• **COLLECTED DATA**:
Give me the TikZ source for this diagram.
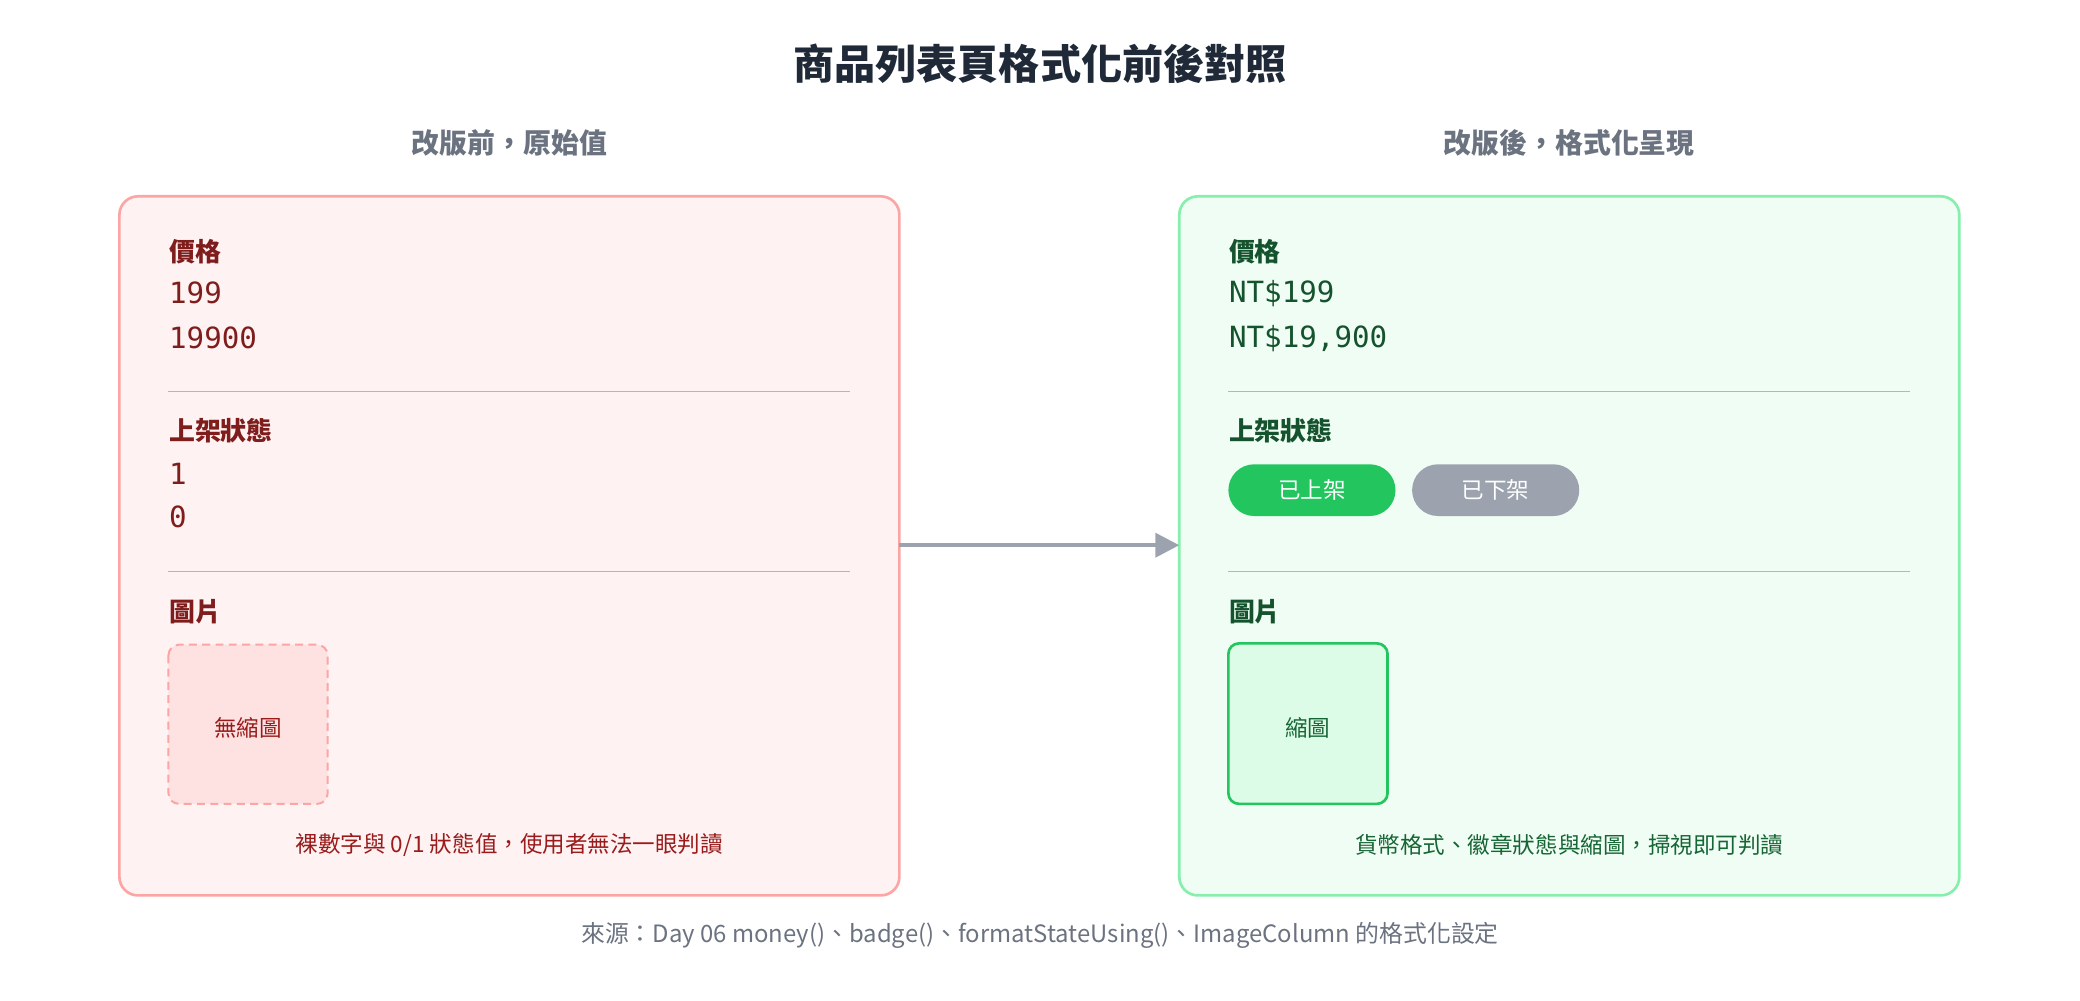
\documentclass[tikz,border=0pt]{standalone}
\usetikzlibrary{arrows.meta}
\usepackage{fontspec}
\setmainfont{Noto Sans CJK TC}
\newfontfamily\monof{DejaVu Sans Mono}
\begin{document}
\begin{tikzpicture}[x=1pt,y=-1pt,
  ttl/.style={font=\fontsize{31}{36}\selectfont\bfseries},
  sub/.style={font=\fontsize{21}{25}\selectfont\bfseries,text=slate},
  hd/.style={anchor=west,font=\fontsize{19.5}{23}\selectfont\bfseries},
  val/.style={anchor=west,font=\monof\fontsize{22}{26}\selectfont},
  sm/.style={font=\fontsize{17}{21}\selectfont}]
\definecolor{rfill}{HTML}{FEF2F2}\definecolor{rline}{HTML}{FCA5A5}\definecolor{rdiv}{HTML}{E8A0A0}
\definecolor{rdark}{HTML}{7F1D1D}\definecolor{rmid}{HTML}{991B1B}\definecolor{rthumb}{HTML}{FEE2E2}
\definecolor{gfill}{HTML}{F0FDF4}\definecolor{gline}{HTML}{86EFAC}\definecolor{gdiv}{HTML}{7DD89C}
\definecolor{gdark}{HTML}{14532D}\definecolor{gmid}{HTML}{166534}\definecolor{gthumb}{HTML}{DCFCE7}
\definecolor{gbadge}{HTML}{22C55E}\definecolor{gray4}{HTML}{9CA3AF}\definecolor{navy}{HTML}{1F2937}
\definecolor{slate}{HTML}{6B7280}
\useasboundingbox (0,0) rectangle (1568,754);
\node[ttl,text=navy] (title) at (784,48) {商品列表頁格式化前後對照};
\node[sub] (s1) at (384,108) {改版前，原始值};
\node[sub] (s2) at (1183,108) {改版後，格式化呈現};
% left
\draw[rline,fill=rfill,line width=2,rounded corners=14] (90,148) rectangle (678,675);
\coordinate (L) at (678,411);
\node[hd,text=rdark] (l1) at (124,190) {價格};
\node[val,text=rdark] (l2) at (124,221) {199};
\node[val,text=rdark] (l3) at (124,255) {19900};
\draw[rdiv,line width=1] (127,295) -- (641,295);
\node[hd,text=rdark] (l4) at (124,325) {上架狀態};
\node[val,text=rdark] (l5) at (124,357) {1};
\node[val,text=rdark] (l6) at (124,390) {0};
\draw[rdiv,line width=1] (127,431) -- (641,431);
\node[hd,text=rdark] (l7) at (124,461) {圖片};
\draw[rline,fill=rthumb,dash pattern=on 6 off 4,line width=1.5,rounded corners=8] (127,486) rectangle (247,606);
\node[sm,text=rmid] (l8) at (187,549) {無縮圖};
\node[sm,text=rmid] (l9) at (384,637) {裸數字與 0/1 狀態值，使用者無法一眼判讀};
% right
\draw[gline,fill=gfill,line width=2,rounded corners=14] (889,148) rectangle (1477,675);
\coordinate (R) at (889,411);
\node[hd,text=gdark] (r1) at (923,190) {價格};
\node[val,text=gdark] (r2) at (923,221) {NT\$199};
\node[val,text=gdark] (r3) at (923,255) {NT\$19,900};
\draw[gdiv,line width=1] (926,295) -- (1440,295);
\node[hd,text=gdark] (r4) at (923,325) {上架狀態};
\node[fill=gbadge,rounded corners=19.5,minimum width=126,minimum height=39,sm,text=white] (b1) at (989,369.5) {已上架};
\node[fill=gray4,rounded corners=19.5,minimum width=126,minimum height=39,sm,text=white] (b2) at (1127.5,369.5) {已下架};
\draw[gdiv,line width=1] (926,431) -- (1440,431);
\node[hd,text=gdark] (r7) at (923,461) {圖片};
\draw[gbadge,fill=gthumb,line width=2,rounded corners=8] (926,485) rectangle (1046,606);
\node[sm,text=gmid] (r8) at (986,549) {縮圖};
\node[sm,text=gmid] (r9) at (1183,637) {貨幣格式、徽章狀態與縮圖，掃視即可判讀};
\draw[gray4,line width=3,-{Triangle[length=18,width=18]}] (L) -- (R);
\node[font=\fontsize{18}{22}\selectfont,text=slate] (src) at (784,705) {來源：Day 06 money()、badge()、formatStateUsing()、ImageColumn 的格式化設定};
\end{tikzpicture}
\end{document}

• **WORK TO BE COMPLETED**:
Every line of the data should be copied as it stands, without the images.

• **RESPONSE**:
Give me the TikZ source for this diagram.
\documentclass[tikz,border=0pt]{standalone}
\usetikzlibrary{arrows.meta}
\usepackage{fontspec}
\setmainfont{Noto Sans CJK TC}
\newfontfamily\monof{DejaVu Sans Mono}
\begin{document}
\begin{tikzpicture}[x=1pt,y=-1pt,
  ttl/.style={font=\fontsize{31}{36}\selectfont\bfseries},
  sub/.style={font=\fontsize{21}{25}\selectfont\bfseries,text=slate},
  hd/.style={anchor=west,font=\fontsize{19.5}{23}\selectfont\bfseries},
  val/.style={anchor=west,font=\monof\fontsize{22}{26}\selectfont},
  sm/.style={font=\fontsize{17}{21}\selectfont}]
\definecolor{rfill}{HTML}{FEF2F2}\definecolor{rline}{HTML}{FCA5A5}\definecolor{rdiv}{HTML}{E8A0A0}
\definecolor{rdark}{HTML}{7F1D1D}\definecolor{rmid}{HTML}{991B1B}\definecolor{rthumb}{HTML}{FEE2E2}
\definecolor{gfill}{HTML}{F0FDF4}\definecolor{gline}{HTML}{86EFAC}\definecolor{gdiv}{HTML}{7DD89C}
\definecolor{gdark}{HTML}{14532D}\definecolor{gmid}{HTML}{166534}\definecolor{gthumb}{HTML}{DCFCE7}
\definecolor{gbadge}{HTML}{22C55E}\definecolor{gray4}{HTML}{9CA3AF}\definecolor{navy}{HTML}{1F2937}
\definecolor{slate}{HTML}{6B7280}
\useasboundingbox (0,0) rectangle (1568,754);
\node[ttl,text=navy] (title) at (784,48) {商品列表頁格式化前後對照};
\node[sub] (s1) at (384,108) {改版前，原始值};
\node[sub] (s2) at (1183,108) {改版後，格式化呈現};
% left
\draw[rline,fill=rfill,line width=2,rounded corners=14] (90,148) rectangle (678,675);
\coordinate (L) at (678,411);
\node[hd,text=rdark] (l1) at (124,190) {價格};
\node[val,text=rdark] (l2) at (124,221) {199};
\node[val,text=rdark] (l3) at (124,255) {19900};
\draw[rdiv,line width=1] (127,295) -- (641,295);
\node[hd,text=rdark] (l4) at (124,325) {上架狀態};
\node[val,text=rdark] (l5) at (124,357) {1};
\node[val,text=rdark] (l6) at (124,390) {0};
\draw[rdiv,line width=1] (127,431) -- (641,431);
\node[hd,text=rdark] (l7) at (124,461) {圖片};
\draw[rline,fill=rthumb,dash pattern=on 6 off 4,line width=1.5,rounded corners=8] (127,486) rectangle (247,606);
\node[sm,text=rmid] (l8) at (187,549) {無縮圖};
\node[sm,text=rmid] (l9) at (384,637) {裸數字與 0/1 狀態值，使用者無法一眼判讀};
% right
\draw[gline,fill=gfill,line width=2,rounded corners=14] (889,148) rectangle (1477,675);
\coordinate (R) at (889,411);
\node[hd,text=gdark] (r1) at (923,190) {價格};
\node[val,text=gdark] (r2) at (923,221) {NT\$199};
\node[val,text=gdark] (r3) at (923,255) {NT\$19,900};
\draw[gdiv,line width=1] (926,295) -- (1440,295);
\node[hd,text=gdark] (r4) at (923,325) {上架狀態};
\node[fill=gbadge,rounded corners=19.5,minimum width=126,minimum height=39,sm,text=white] (b1) at (989,369.5) {已上架};
\node[fill=gray4,rounded corners=19.5,minimum width=126,minimum height=39,sm,text=white] (b2) at (1127.5,369.5) {已下架};
\draw[gdiv,line width=1] (926,431) -- (1440,431);
\node[hd,text=gdark] (r7) at (923,461) {圖片};
\draw[gbadge,fill=gthumb,line width=2,rounded corners=8] (926,485) rectangle (1046,606);
\node[sm,text=gmid] (r8) at (986,549) {縮圖};
\node[sm,text=gmid] (r9) at (1183,637) {貨幣格式、徽章狀態與縮圖，掃視即可判讀};
\draw[gray4,line width=3,-{Triangle[length=18,width=18]}] (L) -- (R);
\node[font=\fontsize{18}{22}\selectfont,text=slate] (src) at (784,705) {來源：Day 06 money()、badge()、formatStateUsing()、ImageColumn 的格式化設定};
\end{tikzpicture}
\end{document}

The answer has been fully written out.